Koniec reklam medycyny estetycznej 

Trend na najróżniejsze zabiegi medycyny estetycznej z roku na rok nieustannie wzrasta. Choć w social mediach sakralizujemy naturalność, medyczne poprawki urodowe cieszą się sporym zainteresowaniem, i to nie tylko wśród dojrzałych kobiet. Być może właśnie z tego powodu już w przyszłym roku reklamowanie zabiegów medycyny estetycznej będzie zakazane. 

Reklama

Jak głosi nowelizacja ustawy o wyrobach medycznych, wraz z dniem 1 stycznia 2023 roku reklamy promujące jakiekolwiek zabiegi medycyny estetycznej będą surowo karane. Influencerzy, lekarze i gabinety związane z tym biznesem dostaną czas do 30 czerwca tego samego roku na dostosowanie swoich profili do nowych wymogów.

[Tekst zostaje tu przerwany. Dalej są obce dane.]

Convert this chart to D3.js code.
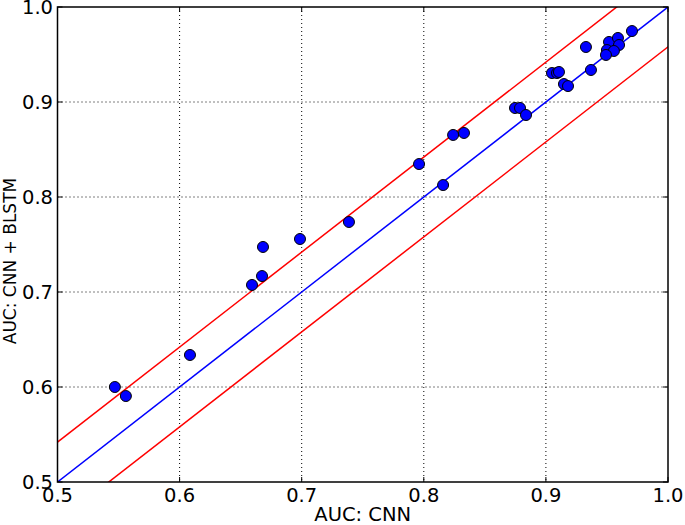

I nie myślcie sobie, że dotyczy to jedynie reklam liposukcji czy implantów piersi. Oberwą także ci, którzy dzielą się na swoich social mediach efektami czy promocjami związanymi z mniej inwazyjnymi poprawkami w gabinetach urodowych - na przykład powiększanie ust kwasem hialuronowym. 

- Trzeba pamiętać, że wśród osób aktywnie tworzących w sieci są nie tylko twórcy z branży life style czy beauty, którzy promują usługi i produkty medyczne jako ich użytkownicy, ale też social media pełne są specjalistów np. lekarzy medycyny estetycznej, kosmetologów itp. którzy reklamują swoje usługi np. zabiegi, często pokazując efekty przed i po, czy działanie konkretnych preparatów czy sprzętu. To przede wszystkim ich dotyczą nowe regulacje. I to oni mogą najmocniej odczuć zakaz reklamy – mówi dla Wirtualnych Mediów Marta Soja-Bochenek, ekspertka influencer marketingu.

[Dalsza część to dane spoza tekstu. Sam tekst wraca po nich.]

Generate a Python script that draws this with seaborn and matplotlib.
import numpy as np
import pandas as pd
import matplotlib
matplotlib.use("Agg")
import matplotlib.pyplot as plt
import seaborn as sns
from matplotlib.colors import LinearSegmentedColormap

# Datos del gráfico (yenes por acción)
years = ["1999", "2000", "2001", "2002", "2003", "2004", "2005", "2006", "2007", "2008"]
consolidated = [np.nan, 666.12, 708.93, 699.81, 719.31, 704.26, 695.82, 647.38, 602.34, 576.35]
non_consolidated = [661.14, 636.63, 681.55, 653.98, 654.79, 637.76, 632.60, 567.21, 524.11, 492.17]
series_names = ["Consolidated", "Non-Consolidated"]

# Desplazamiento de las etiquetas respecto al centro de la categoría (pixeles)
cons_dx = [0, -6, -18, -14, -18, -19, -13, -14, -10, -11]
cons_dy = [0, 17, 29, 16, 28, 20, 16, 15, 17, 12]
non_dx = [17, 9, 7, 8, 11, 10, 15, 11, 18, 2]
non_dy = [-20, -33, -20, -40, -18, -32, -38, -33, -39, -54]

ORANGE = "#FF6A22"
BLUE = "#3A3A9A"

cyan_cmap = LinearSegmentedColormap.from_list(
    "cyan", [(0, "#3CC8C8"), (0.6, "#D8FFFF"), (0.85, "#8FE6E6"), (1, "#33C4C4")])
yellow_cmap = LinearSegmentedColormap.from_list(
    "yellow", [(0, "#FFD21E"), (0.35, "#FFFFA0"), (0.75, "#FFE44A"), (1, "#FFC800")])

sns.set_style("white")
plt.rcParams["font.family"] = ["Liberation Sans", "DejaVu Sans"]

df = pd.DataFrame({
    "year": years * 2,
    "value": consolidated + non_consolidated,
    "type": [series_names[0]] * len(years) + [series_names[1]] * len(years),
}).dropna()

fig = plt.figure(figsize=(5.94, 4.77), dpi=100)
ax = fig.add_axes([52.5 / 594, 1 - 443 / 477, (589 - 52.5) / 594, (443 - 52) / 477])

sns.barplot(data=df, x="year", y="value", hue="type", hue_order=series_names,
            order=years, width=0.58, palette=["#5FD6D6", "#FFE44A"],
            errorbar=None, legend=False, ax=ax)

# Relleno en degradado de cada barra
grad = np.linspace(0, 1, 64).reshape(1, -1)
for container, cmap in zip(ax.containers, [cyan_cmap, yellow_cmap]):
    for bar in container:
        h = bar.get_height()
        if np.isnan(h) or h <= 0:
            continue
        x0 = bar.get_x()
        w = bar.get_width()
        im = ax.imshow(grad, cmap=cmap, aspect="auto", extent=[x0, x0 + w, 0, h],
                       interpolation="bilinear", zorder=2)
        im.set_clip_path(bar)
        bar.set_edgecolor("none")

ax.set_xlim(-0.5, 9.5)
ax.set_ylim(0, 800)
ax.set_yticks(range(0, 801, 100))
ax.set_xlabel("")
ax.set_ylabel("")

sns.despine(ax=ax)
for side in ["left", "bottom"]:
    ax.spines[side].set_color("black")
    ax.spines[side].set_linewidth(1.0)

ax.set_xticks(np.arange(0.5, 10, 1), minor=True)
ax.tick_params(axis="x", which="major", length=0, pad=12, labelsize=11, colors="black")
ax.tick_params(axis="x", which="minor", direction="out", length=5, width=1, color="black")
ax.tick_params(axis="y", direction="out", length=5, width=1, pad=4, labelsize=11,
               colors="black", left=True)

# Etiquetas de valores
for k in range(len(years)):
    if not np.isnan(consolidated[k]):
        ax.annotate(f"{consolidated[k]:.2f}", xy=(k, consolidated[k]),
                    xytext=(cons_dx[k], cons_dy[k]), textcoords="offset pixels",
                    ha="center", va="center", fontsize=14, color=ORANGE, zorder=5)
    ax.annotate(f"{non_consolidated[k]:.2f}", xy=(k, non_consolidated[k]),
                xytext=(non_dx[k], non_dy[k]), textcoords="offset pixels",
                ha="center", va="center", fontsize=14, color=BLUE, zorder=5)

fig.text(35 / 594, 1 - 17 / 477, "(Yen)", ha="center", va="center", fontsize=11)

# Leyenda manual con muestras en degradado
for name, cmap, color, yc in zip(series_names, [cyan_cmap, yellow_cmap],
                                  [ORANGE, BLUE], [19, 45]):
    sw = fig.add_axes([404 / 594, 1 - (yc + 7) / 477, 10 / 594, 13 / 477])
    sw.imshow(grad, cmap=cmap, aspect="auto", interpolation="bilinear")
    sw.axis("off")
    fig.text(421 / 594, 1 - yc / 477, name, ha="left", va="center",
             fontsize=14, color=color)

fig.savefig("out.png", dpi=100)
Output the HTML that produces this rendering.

Co więcej, kary za nieprzystosowanie się do nowych przepisów będą niezwykle surowe.

 

2 mln kary za promowanie kwasu hialuronowego? 

Marketing gabinetów medycyny estetycznej aktualnie opiera się w dużej mierze na współpracach z influencerami i celebrytami. Często przygotowują oni dla nich specjalne zniżki lub darmowe pakiety w zamian za promocję danej marki, produktu czy zabiegu.

I oczywiście większość z nas zdawała sobie z tego sprawę. Tyle że teraz nasza świadomość musi wejść na wyższy poziom, ponieważ – jak się okazuje – jeśli na naszych profilach w social mediach czy na stronach mediów tradycyjnych pojawi się jakakolwiek reklama związana z medycyną estetyczną, możemy zostać pociągnięci do odpowiedzialności poprzez karę sięgającą nawet dwóch milionów złotych!

- Szczególnie celebryci albo ich managerowie powinni zapoznać się w z nowymi przepisami. Ale z przepisami powinni się też zaznajomić mniejsi twórcy, którzy np. w osiedlowym gabinecie dotąd robili sobie korektę ust w zamian np. za opublikowanie kodu zniżkowego dla obserwujących – dodaje Marta Soja-Bochenek.

Nowelizacja ustawy to duża zmiana dla sektora medycyny estetycznej, zwłaszcza że czasami trudno znaleźć granicę pomiędzy tym, gdzie zaczyna się reklama... 

Jakie komunikaty zatem może przekazywać lekarz - influencer związany z tą specjalizacją? Czy działalność socialowych gwiazd związanych z branżą beauty zostanie ograniczona? I co z zabiegami estetycznymi, które wcale nie mają za zadanie nas upiększyć, tylko podnieść komfort życia? Od tej pory każdy podjęty przez nas krok w tej sprawie będzie podlegał kontroli.